Liodice’s first novel Empty Arms tells the story of a teenage mother searching for her daughter years after giving her up. In addition to kicking off her career as a professional writer, Empty Arms introduced Liodice to the business of self-publishing, and she started her own company, Dreamspire Press. She appreciates how independent publishing gives her more creative control over her projects, but also many more responsibilities. In addition to writing her novels, Liodice works to make sure her writing is error-free, has appealing cover art and illustrations, and is properly laid out in print and digital copies.
“It’s an exciting time for writers who have an entrepreneurial spirit, like me. No longer do a handful of publishing houses hold the keys to the kingdom. Self-publishing tools have democratized the industry, making it possible for writers to reach readers directly. Since my background is in marketing, advertising, and sales, becoming an ‘indie author’ seemed not only like a logical choice but an exciting one,” said Liodice.
After publishing her first novel, Liodice unexpectedly broke into the new venture of writing children’s books after being inspired by a quirky sport.

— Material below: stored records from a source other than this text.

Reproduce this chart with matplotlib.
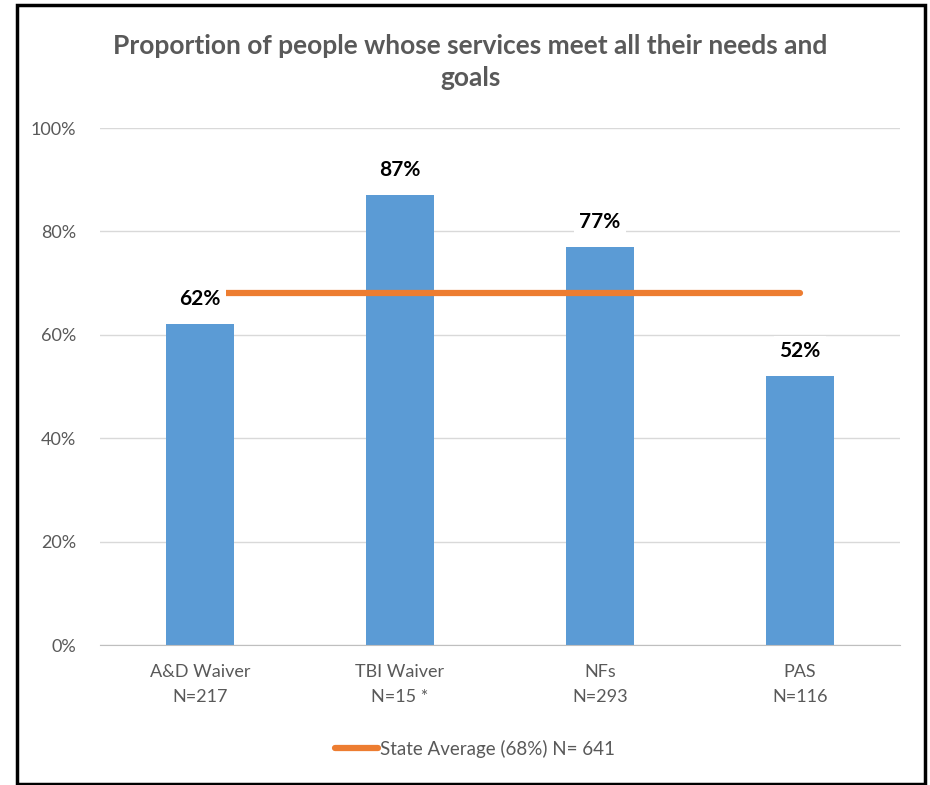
import matplotlib.pyplot as plt
from matplotlib.patches import Rectangle
from matplotlib.lines import Line2D

# Survey results by program
programs = ['A&D Waiver', 'TBI Waiver', 'NFs', 'PAS']
sample_sizes = ['N=217', 'N=15 *', 'N=293', 'N=116']
pct_met = [62, 87, 77, 52]
state_avg = 68
state_n = 641

bar_color = '#5B9BD5'
avg_color = '#ED7D31'
text_gray = '#595959'

plt.rcParams['font.family'] = ['Lato', 'DejaVu Sans']

fig = plt.figure(figsize=(9.3, 7.85), dpi=100)
ax = fig.add_axes([100 / 930, 1 - 645 / 785, 800 / 930, 517 / 785])

x = list(range(len(programs)))
ax.bar(x, pct_met, width=0.34, color=bar_color, zorder=2)
ax.plot([x[0], x[-1]], [state_avg, state_avg], color=avg_color, lw=4.5,
        solid_capstyle='round', zorder=3)

for xi, v in zip(x, pct_met):
    ax.annotate(f'{v}%', (xi, v), xytext=(0, 18), textcoords='offset points',
                ha='center', va='center', fontsize=15, fontweight='bold',
                color='black', zorder=4,
                bbox=dict(boxstyle='square,pad=0.25', fc='white', ec='none'))

ax.set_xlim(-0.5, 3.5)
ax.set_ylim(0, 100)
ax.set_yticks([0, 20, 40, 60, 80, 100])
ax.set_yticklabels([f'{t}%' for t in [0, 20, 40, 60, 80, 100]])
ax.set_xticks(x)
ax.set_xticklabels([f'{p}\n{n}' for p, n in zip(programs, sample_sizes)],
                   linespacing=1.65)
ax.tick_params(axis='both', length=0, colors=text_gray, labelsize=13)
ax.tick_params(axis='x', pad=14)
ax.tick_params(axis='y', pad=17)
ax.grid(axis='y', color='#D9D9D9', lw=1, zorder=0)
for s in ['top', 'right', 'left']:
    ax.spines[s].set_visible(False)
ax.spines['bottom'].set_color('#BFBFBF')

fig.text(0.506, 1 - 62 / 785,
         'Proportion of people whose services meet all their needs and\ngoals',
         ha='center', va='center', fontsize=19, fontweight='bold',
         color=text_gray, linespacing=1.35)

handle = Line2D([], [], color=avg_color, lw=4.5, solid_capstyle='round')
fig.legend([handle], [f'State Average ({state_avg}%) N= {state_n}'],
           loc='center', bbox_to_anchor=(0.511, 1 - 749 / 785), frameon=False,
           fontsize=13.5, labelcolor=text_gray, handlelength=2.3,
           handletextpad=0.1)

# outer frame around the whole chart
fig.patches.append(Rectangle((17 / 930, 1 - 784 / 785), 908 / 930, 779 / 785,
                             transform=fig.transFigure, fill=False,
                             ec='black', lw=2.5))

fig.savefig('out.png', dpi=100, facecolor='white')
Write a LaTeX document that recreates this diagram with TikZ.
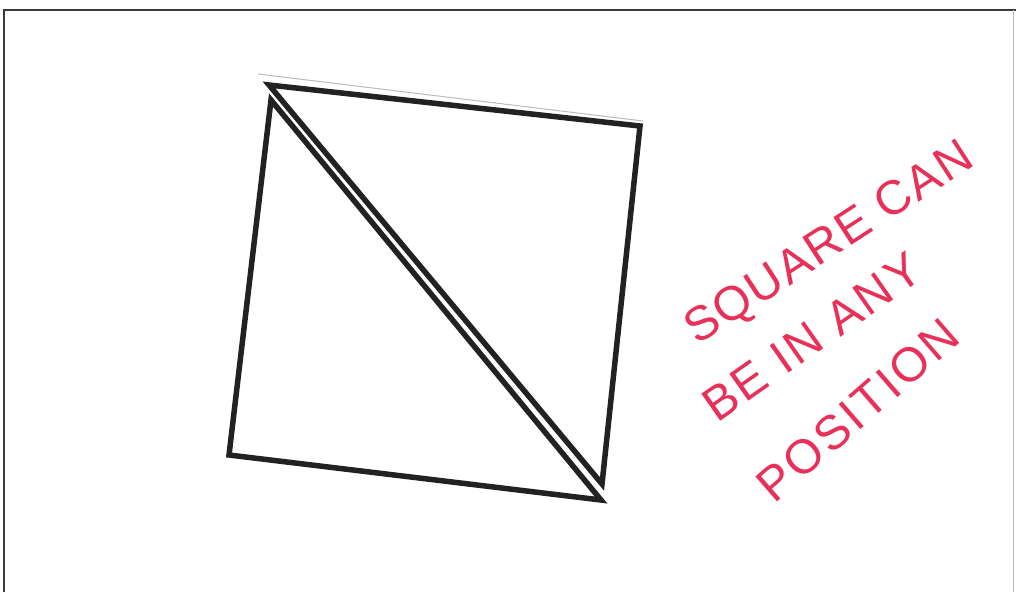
\documentclass[tikz,border=0pt]{standalone}
\usepackage{fontspec}
\setmainfont{Liberation Sans}
\definecolor{ink}{HTML}{222222}
\definecolor{frame}{HTML}{3A3A3A}
\definecolor{marker}{HTML}{E83058}
\definecolor{paper}{HTML}{BBBBBB}
\tikzset{
  tri/.style={draw=ink, line width=5.5pt, line join=miter},
  framestyle/.style={draw=frame, line width=2.5pt},
  note/.style={text=marker, font=\fontsize{48}{52}\selectfont, inner sep=0pt}
}
\begin{document}
\begin{tikzpicture}[x=1pt,y=-1pt]
\useasboundingbox (0,0) rectangle (1016,592);
\fill[white] (0,0) rectangle (1016,592);
% frame
\coordinate (f1) at (4,592);
\coordinate (f2) at (4,10);
\coordinate (f3) at (1016,10);
\draw[framestyle] (f1) -- (f2) -- (f3);
\draw[paper, line width=0.6pt] (1013,10) -- (1013,592);
% paper edge line above square
\coordinate (p1) at (258,74);
\coordinate (p2) at (643,121);
\draw[paper, line width=1pt] (p1) -- (p2);
% upper triangle
\coordinate (A) at (269,85);
\coordinate (B) at (640,126);
\coordinate (C) at (602,484);
\draw[tri] (A) -- (B) -- (C) -- cycle;
% lower triangle
\coordinate (D) at (271,100);
\coordinate (E) at (229,455);
\coordinate (F) at (601,500);
\draw[tri] (D) -- (E) -- (F) -- cycle;
% handwritten note
\node[note, rotate=33] (n1) at (830,245) {\addfontfeature{LetterSpace=4}SQUARE CAN};
\node[note, rotate=35] (n2) at (812,337) {\addfontfeature{LetterSpace=6}BE IN ANY};
\node[note, rotate=41] (n3) at (858,410) {\addfontfeature{LetterSpace=6}POSITION};
\end{tikzpicture}
\end{document}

“I decided to try my hand at children’s literature a few years ago when I had an idea for an illustrated chapter book series about a team of racing pigeons. The idea wouldn’t let me go, so my husband encouraged me to write a first draft. That draft helped me realize just how much energy and enthusiasm I had for the project. Since I hadn’t written for children before, I knew I had a lot to learn. I decided to hire writing coaches and take classes to learn the ins and outs of writing for children,” said Liodice.
Pigeon racing is a sport that’s origins trace back over 200 years. Homing pigeons, which can fly at speeds up to 65 miles per hour, are trained to race to their home location. After driving with her husband past a truck with a sign reading “Contains Live Racing Pigeons,” Liodice couldn’t stop thinking about an idea for a new project. Soon after, she started writing the tales of the High Flyers, a series of children’s books following a team of racing pigeons competing to be the fastest in their league. Liodice has published two books in the series and is currently working on a third, but she’s done more than just write about racing pigeons.
“I also adopted a team of racing pigeons who travel with me to schools, libraries, and youth organizations to teach kids about the sport and allow them to see a real, live pigeon race,” said Liodice.
Liodice travels with her quick-flying team to promote the High Flyers and teach young readers about pigeon racing. Along with teaching readers about the sport, her audience gets to view an actual pigeon race. Liodice holds many responsibilities in her roles as a publisher and a pigeon-racer, but she is first and foremost a writer and advises other young writers to put aside their fears and get creative.
“Focus on the writing first and save ‘the worries’ for another day. There will be plenty of time to figure out how you’re going to get your book into readers’ hands. Don’t let the noise distract you from telling the best story possible,” said Liodice.
Isabella Scipioni is a senior at Freedom High School in Bethlehem, Pennsylvania, where she is studying Journalism.